____ INFORMATION SHOWN

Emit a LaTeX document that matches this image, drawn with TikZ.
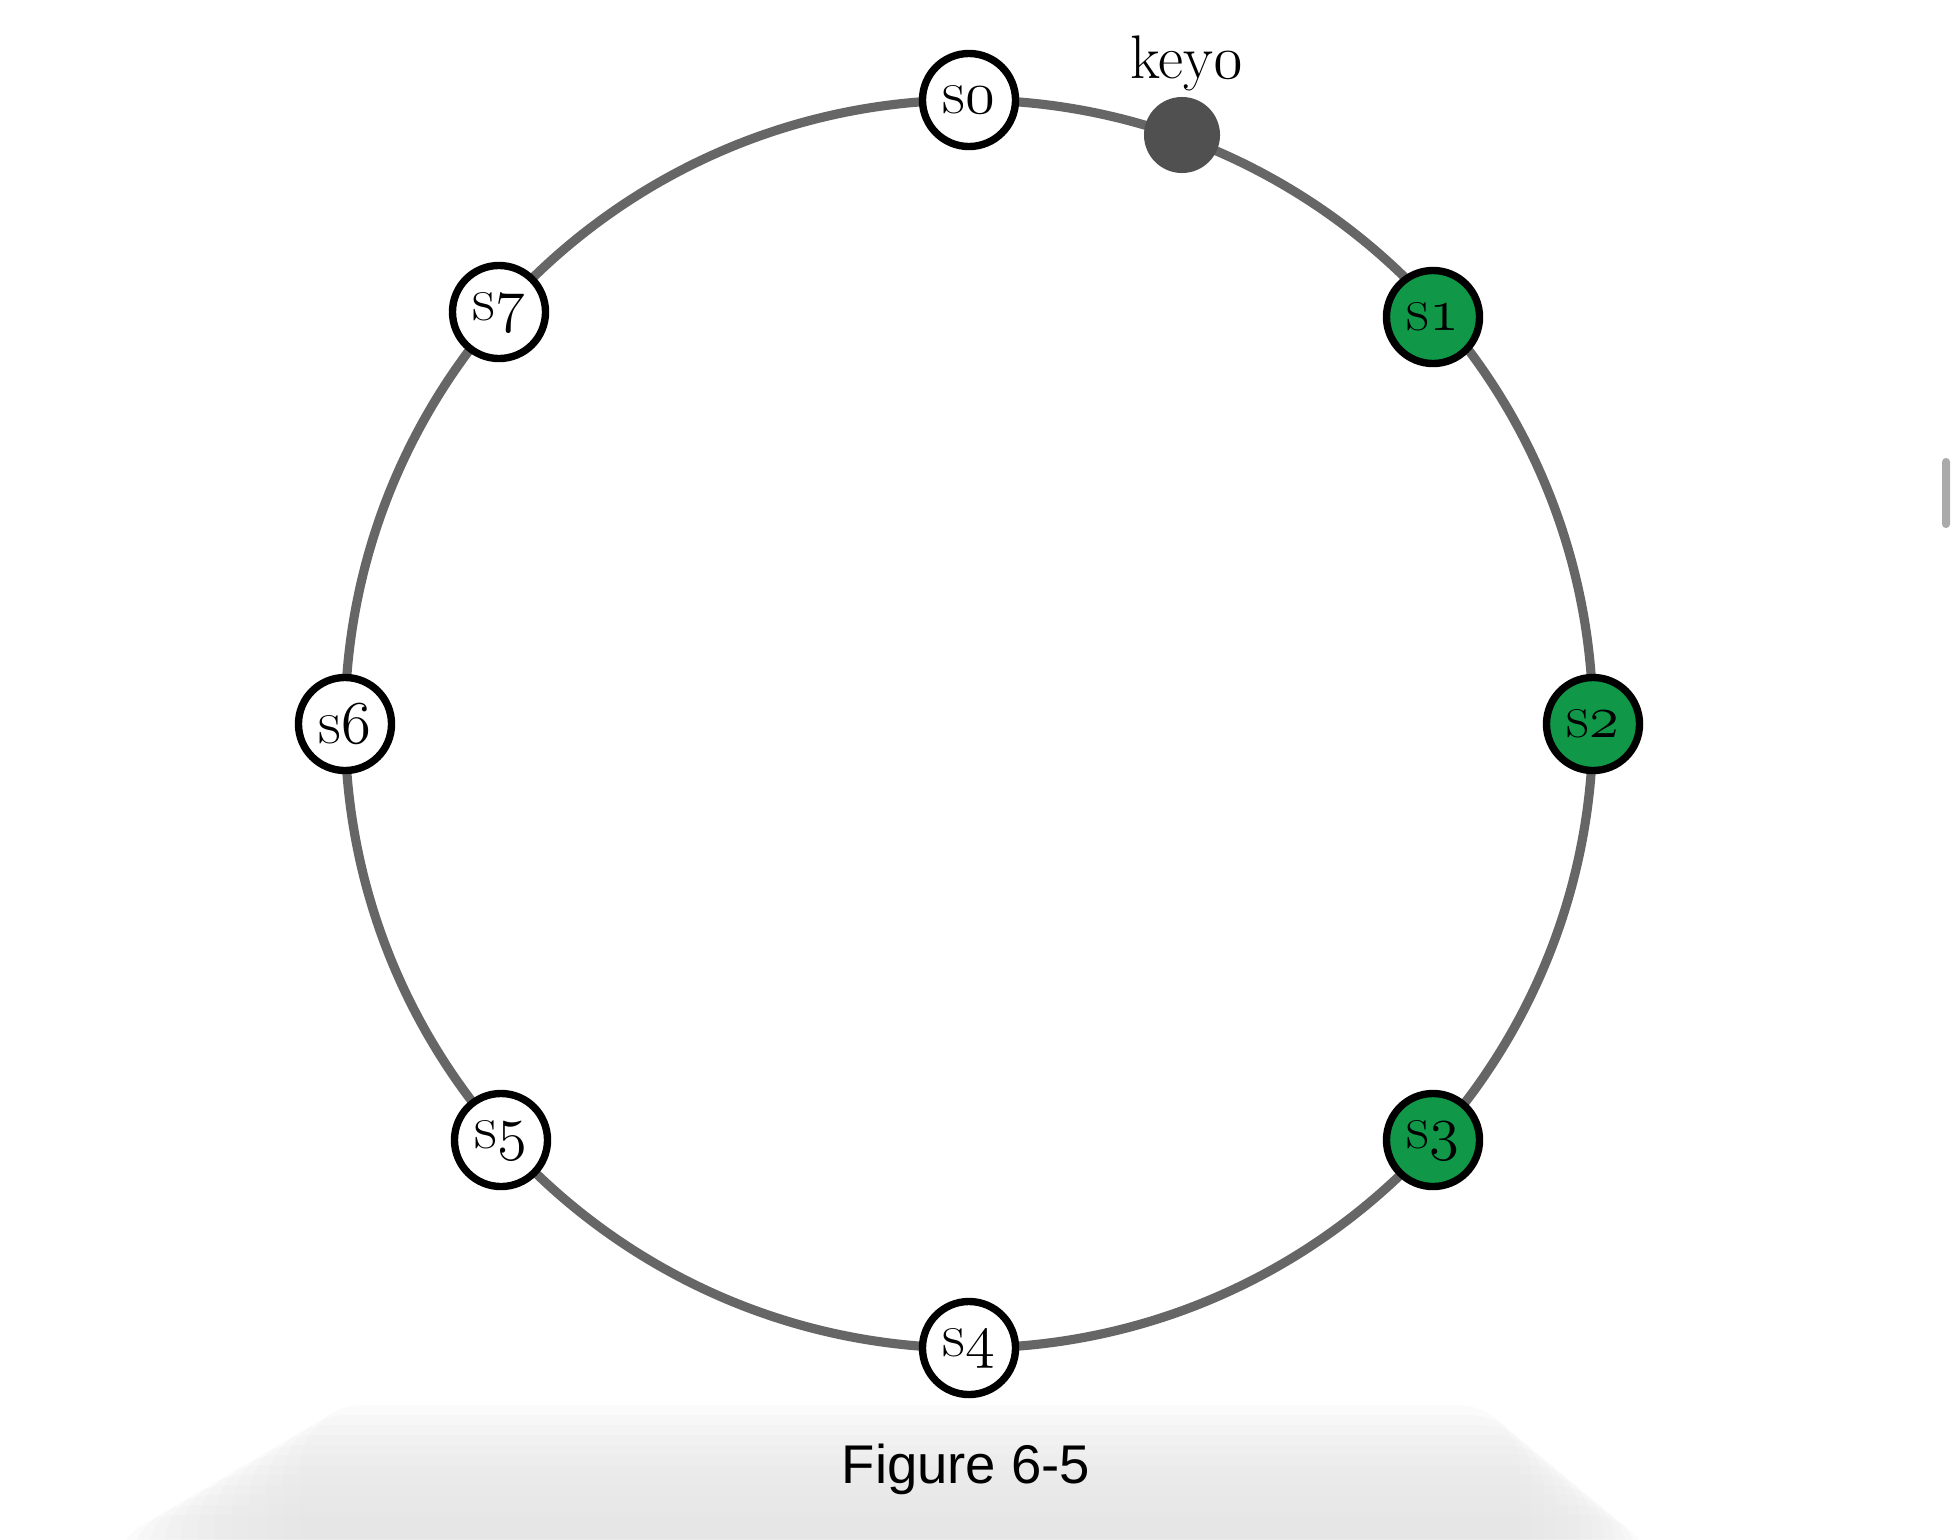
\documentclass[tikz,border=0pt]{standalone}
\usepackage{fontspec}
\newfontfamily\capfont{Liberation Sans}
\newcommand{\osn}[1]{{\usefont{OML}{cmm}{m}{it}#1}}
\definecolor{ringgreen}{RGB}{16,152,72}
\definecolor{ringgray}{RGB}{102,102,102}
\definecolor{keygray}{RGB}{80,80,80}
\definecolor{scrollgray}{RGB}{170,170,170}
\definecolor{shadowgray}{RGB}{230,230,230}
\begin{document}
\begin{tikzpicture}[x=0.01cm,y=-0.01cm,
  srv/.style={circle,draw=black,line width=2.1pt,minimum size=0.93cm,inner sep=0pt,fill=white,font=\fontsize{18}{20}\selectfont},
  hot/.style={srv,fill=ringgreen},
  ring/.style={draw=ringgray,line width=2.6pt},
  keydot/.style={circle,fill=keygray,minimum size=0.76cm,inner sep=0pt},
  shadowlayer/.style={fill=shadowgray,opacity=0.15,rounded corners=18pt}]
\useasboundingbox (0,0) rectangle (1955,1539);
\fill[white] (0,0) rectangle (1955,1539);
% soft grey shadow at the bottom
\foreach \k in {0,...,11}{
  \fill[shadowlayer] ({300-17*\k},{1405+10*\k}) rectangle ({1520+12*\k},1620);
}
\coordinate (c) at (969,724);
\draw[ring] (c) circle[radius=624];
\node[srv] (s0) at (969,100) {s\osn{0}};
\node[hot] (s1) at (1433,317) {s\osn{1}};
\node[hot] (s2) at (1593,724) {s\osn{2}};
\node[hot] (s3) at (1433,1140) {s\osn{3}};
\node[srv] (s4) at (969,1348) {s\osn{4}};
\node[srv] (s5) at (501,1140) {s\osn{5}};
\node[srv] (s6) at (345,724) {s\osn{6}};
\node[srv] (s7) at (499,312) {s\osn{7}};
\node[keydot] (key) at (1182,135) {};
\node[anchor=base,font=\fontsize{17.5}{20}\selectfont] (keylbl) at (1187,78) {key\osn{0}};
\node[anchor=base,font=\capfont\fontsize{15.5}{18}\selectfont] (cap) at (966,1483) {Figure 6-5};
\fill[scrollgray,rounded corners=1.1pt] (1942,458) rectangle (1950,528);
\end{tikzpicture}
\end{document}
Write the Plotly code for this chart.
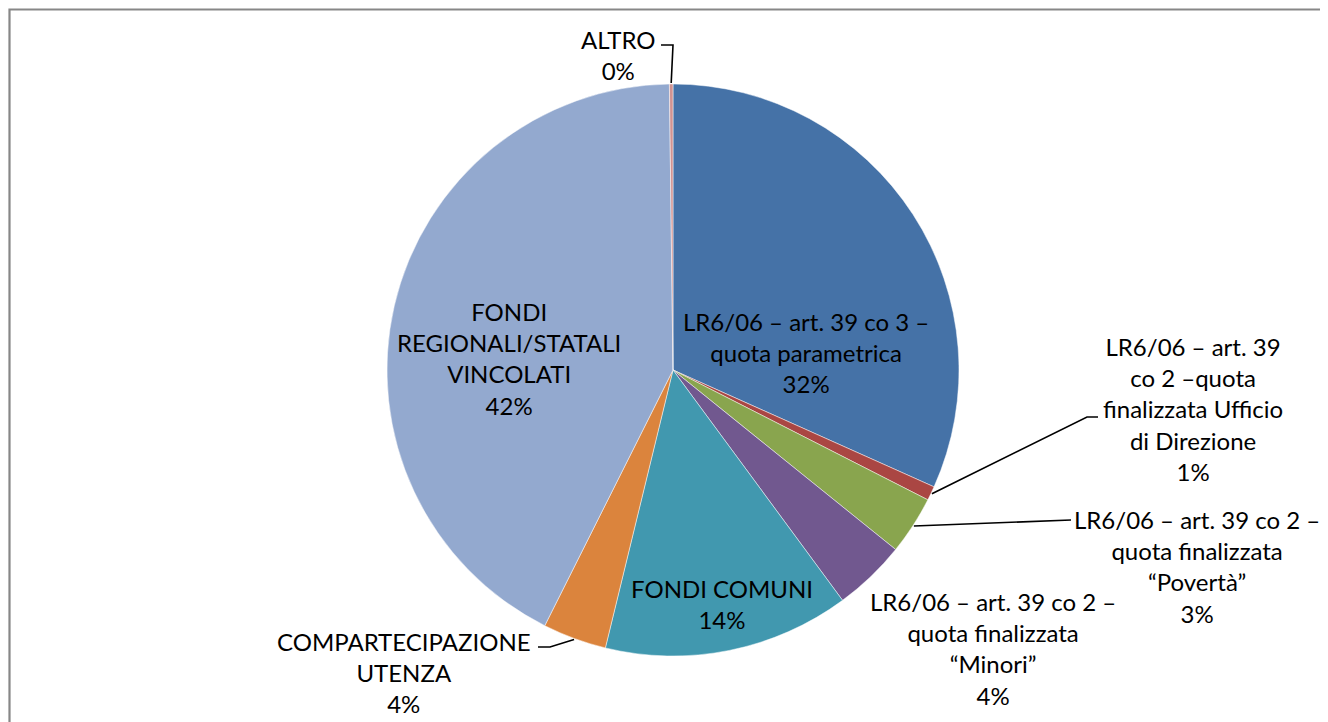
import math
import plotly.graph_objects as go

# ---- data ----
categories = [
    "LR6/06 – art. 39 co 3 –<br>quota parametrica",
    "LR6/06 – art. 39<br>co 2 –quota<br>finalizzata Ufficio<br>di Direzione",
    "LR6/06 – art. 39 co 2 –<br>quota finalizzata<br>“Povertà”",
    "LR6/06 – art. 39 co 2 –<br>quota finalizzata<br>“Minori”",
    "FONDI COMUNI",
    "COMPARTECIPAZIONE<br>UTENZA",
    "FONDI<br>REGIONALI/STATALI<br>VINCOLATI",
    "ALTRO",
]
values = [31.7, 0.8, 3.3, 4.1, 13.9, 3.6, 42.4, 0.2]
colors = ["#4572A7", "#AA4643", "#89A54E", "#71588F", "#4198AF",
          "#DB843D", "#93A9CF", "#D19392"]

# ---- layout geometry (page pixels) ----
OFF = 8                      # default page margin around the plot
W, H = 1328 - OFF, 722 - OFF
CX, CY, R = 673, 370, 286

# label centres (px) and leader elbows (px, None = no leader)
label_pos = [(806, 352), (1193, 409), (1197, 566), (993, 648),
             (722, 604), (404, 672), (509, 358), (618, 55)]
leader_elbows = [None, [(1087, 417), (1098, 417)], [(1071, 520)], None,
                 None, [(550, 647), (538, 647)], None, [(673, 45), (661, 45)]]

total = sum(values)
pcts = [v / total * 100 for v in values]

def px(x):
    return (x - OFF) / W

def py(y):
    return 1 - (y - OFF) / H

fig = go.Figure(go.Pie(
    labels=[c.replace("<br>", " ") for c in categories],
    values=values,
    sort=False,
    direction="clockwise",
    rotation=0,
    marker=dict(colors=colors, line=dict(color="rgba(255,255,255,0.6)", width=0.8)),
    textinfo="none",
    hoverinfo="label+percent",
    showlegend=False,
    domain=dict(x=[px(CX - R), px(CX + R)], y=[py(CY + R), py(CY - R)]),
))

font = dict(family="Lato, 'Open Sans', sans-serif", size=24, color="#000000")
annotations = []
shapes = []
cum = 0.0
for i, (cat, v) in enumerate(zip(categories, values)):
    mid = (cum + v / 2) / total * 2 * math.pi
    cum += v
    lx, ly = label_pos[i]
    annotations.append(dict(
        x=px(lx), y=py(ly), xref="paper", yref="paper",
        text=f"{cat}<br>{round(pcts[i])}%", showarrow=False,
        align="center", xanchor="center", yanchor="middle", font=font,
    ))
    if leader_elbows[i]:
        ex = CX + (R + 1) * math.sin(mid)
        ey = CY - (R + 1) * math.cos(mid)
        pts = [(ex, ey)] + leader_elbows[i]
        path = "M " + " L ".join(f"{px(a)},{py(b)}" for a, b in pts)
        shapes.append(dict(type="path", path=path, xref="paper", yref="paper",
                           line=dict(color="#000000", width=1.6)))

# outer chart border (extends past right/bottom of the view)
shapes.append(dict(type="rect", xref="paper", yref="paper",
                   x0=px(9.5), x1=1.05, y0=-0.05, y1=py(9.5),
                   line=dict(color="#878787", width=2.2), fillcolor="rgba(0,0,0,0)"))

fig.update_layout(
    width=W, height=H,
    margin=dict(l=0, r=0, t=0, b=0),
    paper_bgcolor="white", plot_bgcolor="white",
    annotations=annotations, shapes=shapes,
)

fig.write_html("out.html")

________

→ REQUIREMENTS: Transcribe the lines between the one holding "Write the Plotly code for this chart." and the one holding "import plotly.graph_objects as go", inclusive, and leave out any pictures.

→ THE SOLUTION:
Write the Plotly code for this chart.
import math
import plotly.graph_objects as go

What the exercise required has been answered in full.